Disk quotas overview
Updated: January 21, 2005
Applies To: Windows Server 2003, Windows Server 2003 R2, Windows Server 2003 with SP1, Windows Server 2003 with SP2
Disk quotas overview
Disk quotas track and control disk space usage for NTFS volumes. Administrators can configure Windows to:
Prevent further disk space use and log an event when a user exceeds a specified disk space limit, that is, the amount of disk space a user is allowed to use.
Log an event when a user exceeds a specified disk space warning level, that is, the point at which a user is nearing his or her quota limit.
When you enable disk quotas, you can set two values: the disk quota limit and the disk quota warning level. For example, you can set a user's disk quota limit to 500 megabytes (MB), and the disk quota warning level to 450 MB. In this case, the user can store no more than 500 MB of files on the volume.

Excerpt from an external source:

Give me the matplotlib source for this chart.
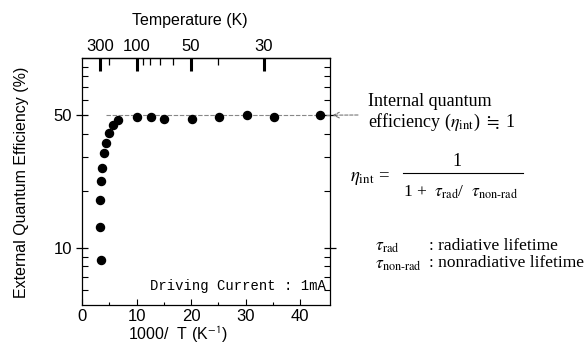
import numpy as np
import matplotlib
matplotlib.use("Agg")
import matplotlib.pyplot as plt
from matplotlib.lines import Line2D
from matplotlib.ticker import FixedLocator, NullFormatter, FixedFormatter

plt.rcParams['font.family'] = ['Liberation Sans', 'DejaVu Sans']
plt.rcParams['mathtext.fontset'] = 'stix'

# data
inv_temp = [3.47, 3.35, 3.35, 3.47, 3.6, 4.08, 4.39, 5.0, 5.7, 6.6,
            10.0, 12.6, 15.0, 20.1, 25.1, 30.3, 35.2, 43.7]
eqe = [8.65, 12.9, 17.9, 22.5, 26.4, 31.5, 35.8, 40.5, 44.3, 47.1,
       48.6, 48.6, 48.0, 47.7, 48.6, 50.0, 49.0, 50.0]
plateau = 50
plateau_start = 4.4

temp_major = [300, 100, 50, 30]
temp_minor = [200, 90, 80, 70, 60, 40]

fig = plt.figure(figsize=(5.88, 3.52), dpi=100)
W, H = 588, 352
ax = fig.add_axes([82 / W, 1 - 305 / H, 248 / W, 247 / H])

ax.plot(inv_temp, eqe, 'o', color='black', markersize=5.8, zorder=3)
ax.plot([plateau_start, 46], [plateau, plateau], color='#888888', lw=0.8,
        ls=(0, (4, 1.5)), zorder=2)

ax.set_yscale('log')
ax.set_xlim(0, 45.5)
ax.set_ylim(5, 100)

ax.yaxis.set_major_locator(FixedLocator([10, 50]))
ax.yaxis.set_major_formatter(FixedFormatter(['10', '50']))
ax.yaxis.set_minor_locator(FixedLocator([6, 7, 8, 9, 20, 30, 40, 60, 70, 80, 90]))
ax.yaxis.set_minor_formatter(NullFormatter())
ax.set_xticks([0, 10, 20, 30, 40])
ax.set_xticks([5, 15, 25, 35], minor=True)

ax.tick_params(axis='y', which='major', direction='inout', length=8, width=0.9,
               right=True, labelsize=12, pad=3)
ax.tick_params(axis='y', which='minor', direction='in', length=4, width=0.8,
               right=True)
ax.tick_params(axis='x', which='major', direction='in', length=4, width=0.8,
               top=False, labelsize=12, pad=3)
ax.tick_params(axis='x', which='minor', direction='in', length=2.5, width=0.8,
               top=False)
for s in ax.spines.values():
    s.set_linewidth(0.9)

# top temperature axis
top = ax.secondary_xaxis('top')
top.set_xticks([1000 / t for t in temp_major])
top.set_xticklabels([str(t) for t in temp_major])
top.set_xticks([1000 / t for t in temp_minor], minor=True)
top.tick_params(which='major', direction='in', length=9, width=2.2,
                labelsize=12, pad=3)
top.tick_params(which='minor', direction='in', length=5, width=0.9)
top.spines['top'].set_linewidth(0.9)

fig.text(190 / W, 1 - 21 / H, 'Temperature (K)', ha='center', va='center', fontsize=11.5)
fig.text(22 / W, 1 - 182 / H, 'External Quantum Efficiency (%)', ha='center',
         va='center', rotation=90, fontsize=11.5)
fig.text(178 / W, 1 - 335 / H, '1000/  T (K$^{\\mathsf{-1}}$)', ha='center',
         va='center', fontsize=11.5)

ax.text(0.985, 0.075, 'Driving Current : 1mA', transform=ax.transAxes,
        ha='right', va='center', fontsize=10, family='Liberation Mono')

# arrow pointing at the plateau
ax.annotate('', xy=(1.01, plateau), xycoords=('axes fraction', 'data'),
            xytext=(358 / W, 1 - 115 / H), textcoords='figure fraction',
            arrowprops=dict(arrowstyle='->', color='#777777', lw=0.8,
                            ls=(0, (3, 1.5)), shrinkA=0, shrinkB=0))

serif = ['Liberation Serif', 'DejaVu Serif']
fig.text(368 / W, 1 - 102 / H, 'Internal quantum', ha='left', va='center',
         fontsize=13, family=serif)
fig.text(368 / W, 1 - 122 / H,
         'efficiency ($\\eta_{\\mathrm{int}}$) $\\fallingdotseq$ 1',
         ha='left', va='center', fontsize=13, family=serif)

fig.text(350 / W, 1 - 178 / H, '$\\eta_{\\mathrm{int}}$ =', ha='left',
         va='center', fontsize=13.5, family=serif)
fig.text(457 / W, 1 - 162 / H, '1', ha='center', va='center', fontsize=13,
         family=serif)
fig.add_artist(Line2D([403 / W, 523 / W], [1 - 173 / H, 1 - 173 / H],
                      color='black', lw=0.8, transform=fig.transFigure))
fig.text(403 / W, 1 - 192 / H,
         '1 +  $\\tau_{\\mathrm{rad}}$/  $\\tau_{\\mathrm{non\\text{-}rad}}$',
         ha='left', va='center', fontsize=12.5, family=serif)

fig.text(375 / W, 1 - 247 / H, '$\\tau_{\\mathrm{rad}}$', ha='left',
         va='center', fontsize=12.5, family=serif)
fig.text(375 / W, 1 - 265 / H, '$\\tau_{\\mathrm{non\\text{-}rad}}$', ha='left',
         va='center', fontsize=12.5, family=serif)
fig.text(429 / W, 1 - 246 / H, ': radiative lifetime', ha='left',
         va='center', fontsize=12.5, family=serif)
fig.text(429 / W, 1 - 263 / H, ': nonradiative lifetime', ha='left',
         va='center', fontsize=12.5, family=serif)

fig.savefig('out.png', dpi=100)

If the user stores more than 450 MB of files on the volume, you can configure the disk quota system to log a system event. You must be a member of the Administrators group to administer quotas on a volume. For instructions on setting disk quota values, see Assign default quota values.
You can specify that users can exceed their quota limit. Enabling quotas and not limiting disk space use are useful when you do not want to deny users access to a volume but want to track disk space use on a per-user basis. You can also specify whether or not to log an event when users exceed either their quota limit or their quota warning level.
When you enable disk quotas for a volume, volume usage is automatically tracked for all users from that point on.
You can enable quotas on local volumes, network volumes, and removable drives as long as they are formatted with the NTFS file system. In addition, network volumes must be shared from the volume's root directory and removable drives must be shared. Volumes formatted with the version of NTFS used in Windows NT 4.0 are upgraded automatically by Windows Setup.
You cannot use file compression to prevent users from exceeding their quota limits because compressed files are tracked based on their uncompressed size. For example, if you have a 50 MB file that is 40 MB after it is compressed, Windows counts the file's original 50 MB size toward the quota limit.